Some people who don’t like mass transit are deliberately trying to plant the idea that light rail mass transit is a creature of the Charlotte Chamber. Though it’s misleading, it’s also a clever political stunt, because a lot of people here are suspicious of the Chamber. But if you think I blindly follow everything the Chamber proposes, well, you haven’t been reading what I’ve been writing for more than a decade.

If you’re thinking mass transit is a creature birthed and nurtured by Charlotte’s business oligarchy then you are uninformed about Charlotte. For about, oh, the past century or so it was the conservative business oligarchy here that fought the concept of any government-funded public transit. They kept a pitiful bus system running on fumes and pennies — and extremely high fares — because business leaders didn’t want their taxes raised just to make life easier for low-income mill workers and black people. It’s still the ultra-right-wing descendants of those anti-tax businessmen who are fighting the transit tax now.

One last thought. Rick, I appreciate your devoted readership and your civility, but it’s blindingly naive to say we can just get another transit tax in 2010, if we decide we want one again. State legislators from outside Mecklenburg just cackle if you mention that possibility.

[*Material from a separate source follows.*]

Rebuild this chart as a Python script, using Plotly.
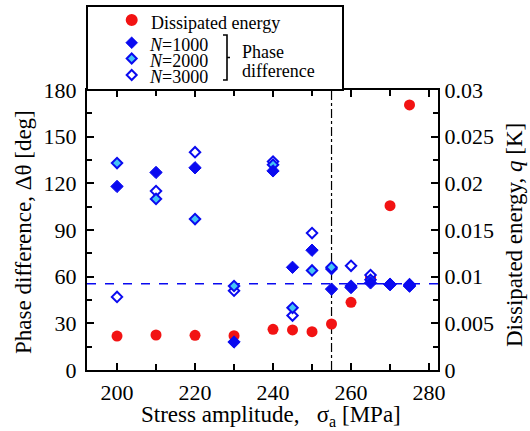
import plotly.graph_objects as go

# ---- data ----
stress = [200, 210, 220, 230, 240, 245, 250, 255, 260, 265, 270, 275]
dissipated = [0.00364, 0.00375, 0.00371, 0.00368, 0.00436, 0.00429, 0.0041,
              0.00493, 0.00725, 0.0099, 0.0176, 0.0284]
phase_n1000 = [118, 127, 130, 18, 128, 66, 77, 52, 53, 56, 55, 54]
phase_n2000 = [133, 110, 97, 54, 132, 40, 64, 66, 54, 58, 55, 55]
phase_n3000 = [47, 115, 140, 51, 134, 35, 88, 65, 67, 61, 55, 54]
threshold_phase = 55.5
fatigue_limit = 255

legend_labels = ["Dissipated energy", "<i>N</i>=1000", "<i>N</i>=2000", "<i>N</i>=3000"]

FONT = "Liberation Serif, Times New Roman, serif"
BLUE = "#0a0af0"
LIGHT = "#45c4f5"
RED = "#f21313"

fig = go.Figure()
# energy on primary axis (drawn first, underneath), phase on overlaying axis
fig.add_trace(go.Scatter(x=stress, y=dissipated, yaxis="y", mode="markers",
                         marker=dict(symbol="circle", size=11, color=RED, line=dict(width=0)),
                         name=legend_labels[0], showlegend=False))
fig.add_trace(go.Scatter(x=stress, y=phase_n3000, yaxis="y2", mode="markers",
                         marker=dict(symbol="diamond", size=8, color="white",
                                     line=dict(width=2, color=BLUE)),
                         name=legend_labels[3], showlegend=False))
fig.add_trace(go.Scatter(x=stress, y=phase_n2000, yaxis="y2", mode="markers",
                         marker=dict(symbol="diamond", size=8, color=LIGHT,
                                     line=dict(width=2, color=BLUE)),
                         name=legend_labels[2], showlegend=False))
fig.add_trace(go.Scatter(x=stress, y=phase_n1000, yaxis="y2", mode="markers",
                         marker=dict(symbol="diamond", size=9.5, color=BLUE,
                                     line=dict(width=1, color=BLUE)),
                         name=legend_labels[1], showlegend=False))

L, R, T, B = 87, 92, 90, 61
W, H = 530, 431
PW, PH = W - L - R, H - T - B


def px(x):
    return (x - L) / PW


def py(y):
    return (H - B - y) / PH


shapes = [
    dict(type="line", xref="paper", yref="y2", x0=0, x1=1, y0=threshold_phase, y1=threshold_phase,
         line=dict(color=BLUE, width=1.5, dash="dash"), layer="below"),
    dict(type="line", xref="x", yref="paper", x0=fatigue_limit, x1=fatigue_limit, y0=0, y1=1,
         line=dict(color="black", width=1.2, dash="dashdot"), layer="below"),
    # legend box
    dict(type="rect", xref="paper", yref="paper", x0=0, x1=px(343), y0=1, y1=py(6),
         line=dict(color="black", width=2), fillcolor="white"),
    # legend symbols
    dict(type="circle", xref="paper", yref="paper", xsizemode="pixel", ysizemode="pixel",
         xanchor=px(131.7), yanchor=py(20), x0=-6, x1=6, y0=-6, y1=6,
         fillcolor=RED, line=dict(width=0)),
    dict(type="path", xref="paper", yref="paper", xsizemode="pixel", ysizemode="pixel",
         xanchor=px(131.7), yanchor=py(42.7), path="M 0,6 L 6,0 L 0,-6 L -6,0 Z",
         fillcolor=BLUE, line=dict(width=0.5, color=BLUE)),
    dict(type="path", xref="paper", yref="paper", xsizemode="pixel", ysizemode="pixel",
         xanchor=px(131.7), yanchor=py(58.5), path="M 0,5 L 5,0 L 0,-5 L -5,0 Z",
         fillcolor=LIGHT, line=dict(width=2, color=BLUE)),
    dict(type="path", xref="paper", yref="paper", xsizemode="pixel", ysizemode="pixel",
         xanchor=px(131.7), yanchor=py(75), path="M 0,5 L 5,0 L 0,-5 L -5,0 Z",
         fillcolor="white", line=dict(width=2, color=BLUE)),
    # bracket
    dict(type="path", xref="paper", yref="paper", xsizemode="pixel", ysizemode="pixel",
         xanchor=px(227), yanchor=py(57.5),
         path="M -4,22.5 L 0,22.5 L 0,-22.5 L -4,-22.5 M 0,0 L 3,0",
         line=dict(width=1.6, color="black")),
]

ann = []


def text(t, x, y, size=18, **kw):
    ann.append(dict(text=t, xref="paper", yref="paper", x=px(x), y=py(y), showarrow=False,
                    xanchor=kw.pop("xanchor", "left"), yanchor="middle", borderpad=0,
                    font=dict(family=FONT, size=size, color="black"), **kw))


text(legend_labels[0], 150, 23)
text(legend_labels[1], 148, 45)
text(legend_labels[2], 148, 61)
text(legend_labels[3], 148, 77)
text("Phase", 241, 52)
text("difference", 241, 71)
text("Phase difference, Δθ [deg]", 23, 232, size=23, xanchor="center", textangle=-90)
text("Dissipated energy, <i>q</i> [K]", 515, 235, size=23, xanchor="center", textangle=-90)
text("Stress amplitude,\u00a0\u00a0\u00a0σ<sub>a</sub> [MPa]", 271, 416, size=23, xanchor="center")

axis_common = dict(showline=True, linecolor="black", linewidth=2, ticks="inside",
                   tickcolor="black", tickwidth=2, ticklen=7, showgrid=False, zeroline=False,
                   tickfont=dict(family=FONT, size=22, color="black"))

fig.update_layout(
    width=W, height=H, margin=dict(l=L, r=R, t=T, b=B, autoexpand=False),
    paper_bgcolor="white", plot_bgcolor="white", showlegend=False,
    xaxis=dict(range=[192.3, 282.3], dtick=20, tick0=200, mirror="ticks",
               minor=dict(dtick=10, tick0=200, ticks="inside", ticklen=6, tickwidth=2,
                          tickcolor="black"),
               ticklabelstandoff=2, **axis_common),
    yaxis=dict(range=[0, 0.03], dtick=0.005, tick0=0, side="right",
               minor=dict(dtick=0.0025, tick0=0, ticks="inside", ticklen=5, tickwidth=2,
                          tickcolor="black"),
               ticklabelstandoff=0, **axis_common),
    yaxis2=dict(range=[0, 180], dtick=30, tick0=0, overlaying="y", side="left",
                minor=dict(dtick=15, tick0=0, ticks="inside", ticklen=5, tickwidth=2,
                           tickcolor="black"),
                ticklabelstandoff=4, **axis_common),
    shapes=shapes, annotations=ann,
)

fig.write_html("out.html")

What Mecklenburg voters do or don’t want doesn’t make a rat’s patootie’s worth of difference unless the legislature allows it. It took years to get permission to hold the 1998 referendum. If we have a transit tax and kill it, it will take years — if ever — to get permission for another one.

Get another transit tax in 2010? It would be easier, and about as practical, to just get hold of the pot of gold at the end of the next rainbow.